Se ne vedono molti effettivamente, specie nelle Villas.
Poi c’è una grande questione morale: non è etico che un deputato nazionale o provinciale guadagni come un manager di una multinazionale. Noi diamo il 60% del nostro stipendio a organizzazioni che si occupano di solidarietà, perché riteniamo la politica un servizio. Collegato a ciò c’è anche la presenza negli apparati statali e municipali di una gran quantità di impiegati che non lavora, nel senso che ha incarichi fittizi: non li vogliamo licenziare, ci mancherebbe, ma solo offrirgli un lavoro degno e realmente operativo e scevro da condizionamenti politici che spesso sono costretti ad accettare. Perché a tutti i livelli bisogna recuperare la cultura del lavoro che possa liberare le persone dalla povertà e dalle elemosine di piani falsamente solidali, basati sullo scambio politico e quindi sulla sottomissione.
E sulla sicurezza, problema del quale tutti discutono?
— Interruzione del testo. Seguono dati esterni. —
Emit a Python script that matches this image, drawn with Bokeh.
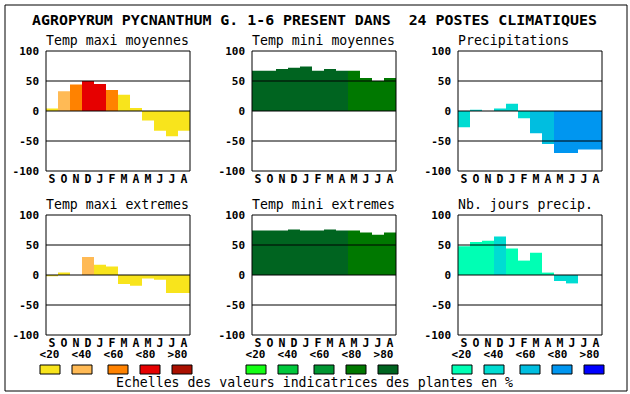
from bokeh.plotting import figure
from bokeh.models import Range1d
from bokeh.core.properties import value
from bokeh.embed import file_html
from bokeh.resources import INLINE

# ---------------- data ----------------
title = "AGROPYRUM PYCNANTHUM G. 1-6 PRESENT DANS \u00a024 POSTES CLIMATIQUES"
months = ["S", "O", "N", "D", "J", "F", "M", "A", "M", "J", "J", "A"]
tick_values = [100, 50, 0, -50, -100]
tick_labels = ["100", "50", "0", "-50", "-100"]
grid_values = [50, 0, -50]
legend_labels = ["<20", "<40", "<60", "<80", ">80"]
footer = "Echelles des valeurs indicatrices des plantes en %"

panel_titles = ["Temp maxi moyennes", "Temp mini moyennes", "Precipitations",
                "Temp maxi extremes", "Temp mini extremes", "Nb. jours precip."]

tmax_moy = [4, 33, 44, 50, 45, 35, 27, 5, -16, -33, -42, -33]
tmax_moy_cls = [0, 1, 2, 3, 3, 2, 0, 0, 0, 0, 0, 0]
tmin_moy = [67, 67, 70, 72, 74, 67, 70, 67, 67, 55, 50, 55]
tmin_moy_cls = [4, 4, 4, 4, 4, 4, 4, 4, 3, 3, 3, 3]
precip = [-27, 2, 0, 4, 12, -12, -37, -55, -70, -70, -64, -64]
precip_cls = [1, 1, 1, 1, 1, 1, 2, 2, 3, 3, 3, 3]
tmax_ext = [-2, 4, 0, 30, 17, 14, -15, -18, -6, -8, -30, -30]
tmax_ext_cls = [0, 0, 0, 1, 0, 0, 0, 0, 0, 0, 0, 0]
tmin_ext = [74, 74, 74, 76, 74, 74, 76, 74, 74, 71, 67, 71]
tmin_ext_cls = [4, 4, 4, 4, 4, 4, 4, 4, 3, 3, 3, 3]
nbj = [48, 55, 57, 64, 44, 24, 37, 4, -10, -14, 0, 0]
nbj_cls = [0, 0, 0, 1, 0, 0, 0, 0, 1, 1, 0, 0]

# ---------------- styles ----------------
pal_tmax = ["#F8E41C", "#FFBA55", "#FF8200", "#E60000", "#AA1000"]
pal_tmin = ["#14FF14", "#00C83C", "#009632", "#007800", "#006420"]
pal_prec = ["#00FFB4", "#00DCD2", "#00BEE0", "#0096F0", "#0000FF"]
palettes = [pal_tmax, pal_tmin, pal_prec]

series = [(tmax_moy, tmax_moy_cls), (tmin_moy, tmin_moy_cls), (precip, precip_cls),
          (tmax_ext, tmax_ext_cls), (tmin_ext, tmin_ext_cls), (nbj, nbj_cls)]

FONT = value("DejaVu Sans Mono")
W, H = 630, 394
panel_lefts = [45.5, 251.5, 457.5]
row_tops = [50.5, 214.5]
PX_MONTH = 12.0      # px per month
PX_UNIT = 0.6        # px per value unit

p = figure(width=W, height=H, x_range=Range1d(0, W), y_range=Range1d(H, 0),
           output_backend="svg", toolbar_location=None, min_border=0,
           x_axis_location=None, y_axis_location=None)
p.min_border_left = p.min_border_right = p.min_border_top = p.min_border_bottom = 0
p.grid.visible = False
p.outline_line_color = None
p.background_fill_color = "white"
p.border_fill_color = "white"

xr, yr = {}, {}
for r in range(2):
    for c in range(3):
        L, T = panel_lefts[c], row_tops[r]
        xs = -0.5 - L / PX_MONTH
        xr[f"x{r}{c}"] = Range1d(xs, xs + W / PX_MONTH)
        ytop = 100 + T / PX_UNIT
        ybot = -100 - (H - (T + 120)) / PX_UNIT
        yr[f"y{r}{c}"] = Range1d(ybot, ytop)
p.extra_x_ranges = xr
p.extra_y_ranges = yr

# outer border
p.quad(left=[4.5], right=[626.5], top=[4.5], bottom=[390.5],
       fill_color=None, line_color="black", line_width=1)

# main title
p.text(x=[314], y=[19.5], text=[title], text_font=FONT, text_font_size="14.9px",
       text_font_style="bold", text_align="center", text_baseline="alphabetic",
       text_color="black")

for k, (vals, cls) in enumerate(series):
    r, c = divmod(k, 3)
    kw = dict(x_range_name=f"x{r}{c}", y_range_name=f"y{r}{c}")
    pal = palettes[c]
    colors = [pal[i] for i in cls]
    p.vbar(x=list(range(12)), top=vals, bottom=0, width=1, fill_color=colors,
           line_color=None, **kw)
    p.segment(x0=[-0.5] * len(grid_values), x1=[11.5] * len(grid_values),
              y0=grid_values, y1=grid_values, line_color="black", line_width=1, **kw)
    p.quad(left=[-0.5], right=[11.5], top=[100], bottom=[-100],
           fill_color=None, line_color="black", line_width=1, **kw)
    p.text(x=[-0.5] * len(tick_values), y=tick_values, text=tick_labels,
           x_offset=-7, text_align="right", text_baseline="middle",
           text_font=FONT, text_font_size="11px", text_font_style="bold",
           text_color="black", **kw)
    p.text(x=list(range(12)), y=[-100] * 12, text=months, y_offset=7.5,
           text_align="center", text_baseline="middle", text_font=FONT,
           text_font_size="11.5px", text_font_style="bold", text_color="black", **kw)
    p.text(x=[-0.5], y=[100], text=[panel_titles[k]], y_offset=-11,
           text_align="left", text_baseline="alphabetic", text_font=FONT,
           text_font_size="13.2px", text_color="black", **kw)

# legends (layout positions relative to each column's box)
label_rel = [3.5, 35.5, 67.5, 99.5, 131.5]
swatch_rel = [-6, 26, 62, 94, 126]
for c in range(3):
    L = panel_lefts[c]
    p.text(x=[L + d for d in label_rel], y=[354] * 5, text=legend_labels,
           text_align="center", text_baseline="middle", text_font=FONT,
           text_font_size="11px", text_font_style="bold", text_color="black")
    lefts = [L + d for d in swatch_rel]
    p.quad(left=lefts, right=[v + 20 for v in lefts], top=[364.5] * 5,
           bottom=[373.5] * 5, fill_color=palettes[c], line_color="black",
           line_width=1)

p.text(x=[314], y=[381.5], text=[footer], text_align="center",
       text_baseline="alphabetic", text_font=FONT, text_font_size="13.2px",
       text_color="black")

open("out.html", "w").write(file_html(p, INLINE))
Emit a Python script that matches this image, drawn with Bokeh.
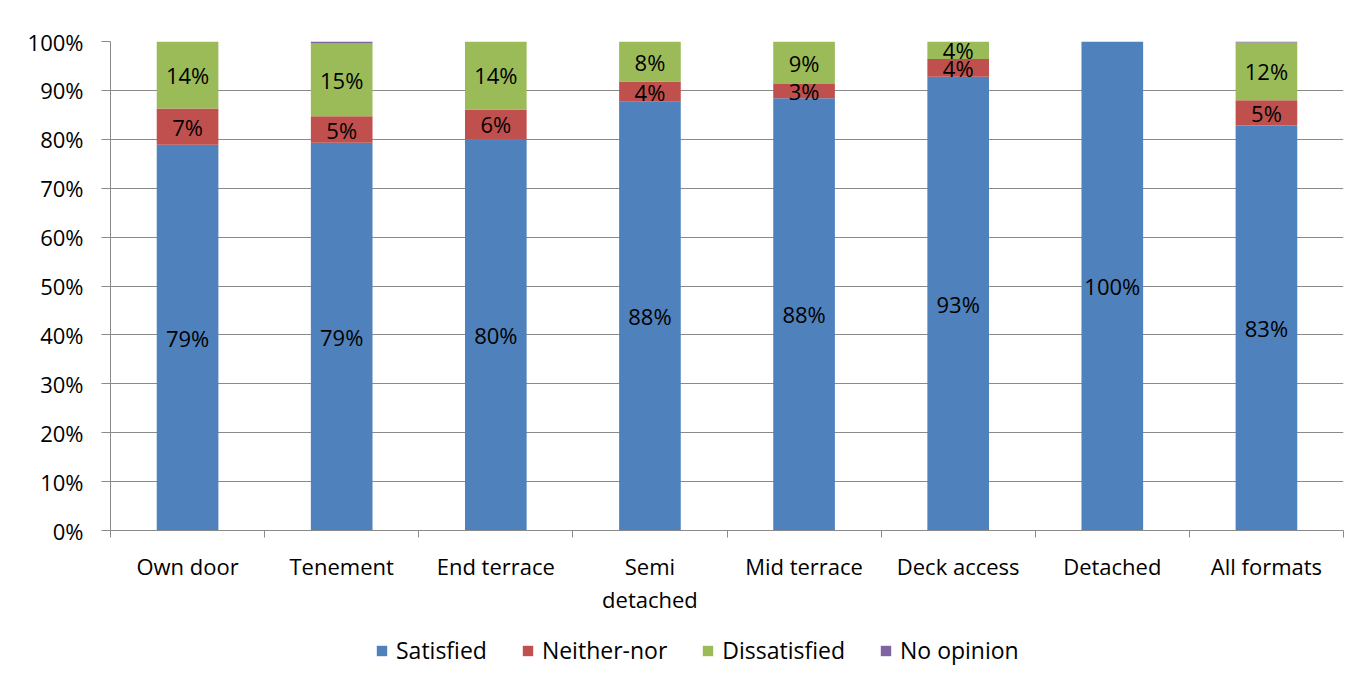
from bokeh.plotting import figure
from bokeh.layouts import column
from bokeh.models import ColumnDataSource, FixedTicker, Legend, LegendItem, Range1d
from bokeh.core.properties import value
from bokeh.embed import file_html
from bokeh.resources import INLINE

categories = ["Own door", "Tenement", "End terrace", "Semi\ndetached", "Mid terrace",
              "Deck access", "Detached", "All formats"]
satisfied = [78.9, 79.3, 80.0, 87.7, 88.4, 92.8, 100.0, 82.8]
neither = [7.4, 5.4, 6.1, 4.1, 2.9, 3.6, 0.0, 5.2]
dissatisfied = [13.7, 14.9, 13.9, 8.2, 8.7, 3.6, 0.0, 11.8]
no_opinion = [0.0, 0.4, 0.0, 0.0, 0.0, 0.0, 0.0, 0.2]
y_ticks = [0, 10, 20, 30, 40, 50, 60, 70, 80, 90, 100]

series = ["Satisfied", "Neither-nor", "Dissatisfied", "No opinion"]
colors = ["#4F81BD", "#C0504D", "#9BBB59", "#8064A2"]
FONT = "Open Sans"
FS = "22px"

xs = [i + 0.5 for i in range(len(categories))]
data = dict(x=xs, s=satisfied, n=neither, d=dissatisfied, o=no_opinion)
src = ColumnDataSource(data)

p = figure(width=1360, height=630, output_backend="svg", toolbar_location=None,
           x_range=Range1d(0, len(categories)), y_range=Range1d(0, 100),
           min_border_left=110, min_border_right=17, min_border_top=41, min_border_bottom=100)
p.outline_line_color = None
p.background_fill_color = "white"
p.border_fill_color = "white"

rs = p.vbar_stack(["s", "n", "d", "o"], x="x", width=0.4, source=src,
                  color=colors, line_color=None)

# data labels
lx, ly, lt = [], [], []
for i in range(len(categories)):
    base = 0.0
    for vals in (satisfied, neither, dissatisfied):
        v = vals[i]
        if v > 0:
            lx.append(xs[i])
            ly.append(base + v / 2)
            lt.append(f"{round(v)}%")
        base += v
p.text(x=lx, y=ly, text=lt, text_align="center", text_baseline="middle",
       text_font=value(FONT), text_font_size=FS, text_color="black")

# axes
p.xgrid.visible = False
p.ygrid.grid_line_color = "#8a8a8a"
p.ygrid.grid_line_width = 1

p.yaxis.ticker = FixedTicker(ticks=y_ticks)
p.yaxis.major_label_overrides = {t: f"{t}%" for t in y_ticks}
p.yaxis.axis_line_color = "#8a8a8a"
p.yaxis.major_tick_line_color = "#8a8a8a"
p.yaxis.major_tick_out = 9
p.yaxis.major_tick_in = 0
p.yaxis.minor_tick_line_color = None
p.yaxis.major_label_text_font = FONT
p.yaxis.major_label_text_font_size = FS
p.yaxis.major_label_text_color = "black"
p.yaxis.major_label_standoff = 18

p.xaxis.ticker = FixedTicker(ticks=xs, minor_ticks=list(range(len(categories) + 1)))
p.xaxis.major_label_overrides = {x: c for x, c in zip(xs, categories)}
p.xaxis.axis_line_color = "#8a8a8a"
p.xaxis.major_tick_line_color = None
p.xaxis.major_tick_out = 0
p.xaxis.major_tick_in = 0
p.xaxis.minor_tick_line_color = "#8a8a8a"
p.xaxis.minor_tick_out = 7
p.xaxis.minor_tick_in = 0
p.xaxis.major_label_text_font = FONT
p.xaxis.major_label_text_font_size = FS
p.xaxis.major_label_text_color = "black"
p.xaxis.major_label_standoff = 13
p.xaxis.major_label_text_line_height = 1.1

# legend in its own strip below the chart (zero-height swatch glyphs)
lg = figure(width=1360, height=44, output_backend="svg", toolbar_location=None,
            x_axis_type=None, y_axis_type=None,
            x_range=Range1d(0, 1), y_range=Range1d(0, 1),
            min_border_left=0, min_border_right=0, min_border_top=0, min_border_bottom=0)
lg.outline_line_color = None
lg.grid.visible = False
lrs = [lg.vbar(x=[0.5], top=[0], bottom=[0], width=0.1, color=c, line_color=None)
       for c in colors]
legend = Legend(items=[LegendItem(label=s, renderers=[r]) for s, r in zip(series, lrs)],
                orientation="horizontal", location=(265, 8))
legend.label_text_font = FONT
legend.label_text_font_size = "23px"
legend.label_text_color = "black"
legend.glyph_width = 13
legend.glyph_height = 13
legend.label_standoff = 8
legend.spacing = 34
legend.padding = 0
legend.margin = 0
legend.border_line_color = None
legend.background_fill_alpha = 0
lg.add_layout(legend, "center")

layout = column(p, lg, spacing=0)
open("out.html", "w").write(file_html(layout, INLINE))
Bisogna anzitutto trasferire la giustizia penale ordinaria da un ambito governativo a uno municipale scevro da condizionamenti politici e che quindi possa operare indipendentemente, così come una forza di polizia che non abbia legami con poteri vari, cosa che attualmente impedisce di combattere la malavita. Una polizia quindi indipendente anche dai servizi di sicurezza governativi, che generalmente “informano” male perché al servizio del potere politico di turno. Tutto ciò non costituisce assolutamente un progetto costoso da realizzare.
Si tratta quindi di qualcosa di radicale, che però credo abbia bisogno di tempi lunghi…
In generale, in questo processo conto moltissimo sull’effetto dirompente che sicuramente avrà la visita di Bergoglio nel 2016. Personalmente ritengo che avrà lo stesso impatto massivo del ritorno di Peron in Argentina moltiplicato per dieci, aiutandoci moltissimo nella costruzione del cambiamento che stiamo facendo dandogli un’accelerazione incredibile. Sono convinto che tutte quelle componenti che stanno lottando per il bene comune o lo includano nei propri programmi avranno la possibilità di operare perché il messaggio di papa Francesco, che già sta operando cambi epocali in ambito sia di politica mondiale che di valori, si concretizzi migliorando le istituzioni argentine a partire dal 2016.
Papa Wojtyla e la Polonia, Bergoglio e l’Argentina: un parallelo quanto mai attuale. Cosa mi può dire al riguardo ?
Solidarietà senza compromessi: questa sarà l’Argentina.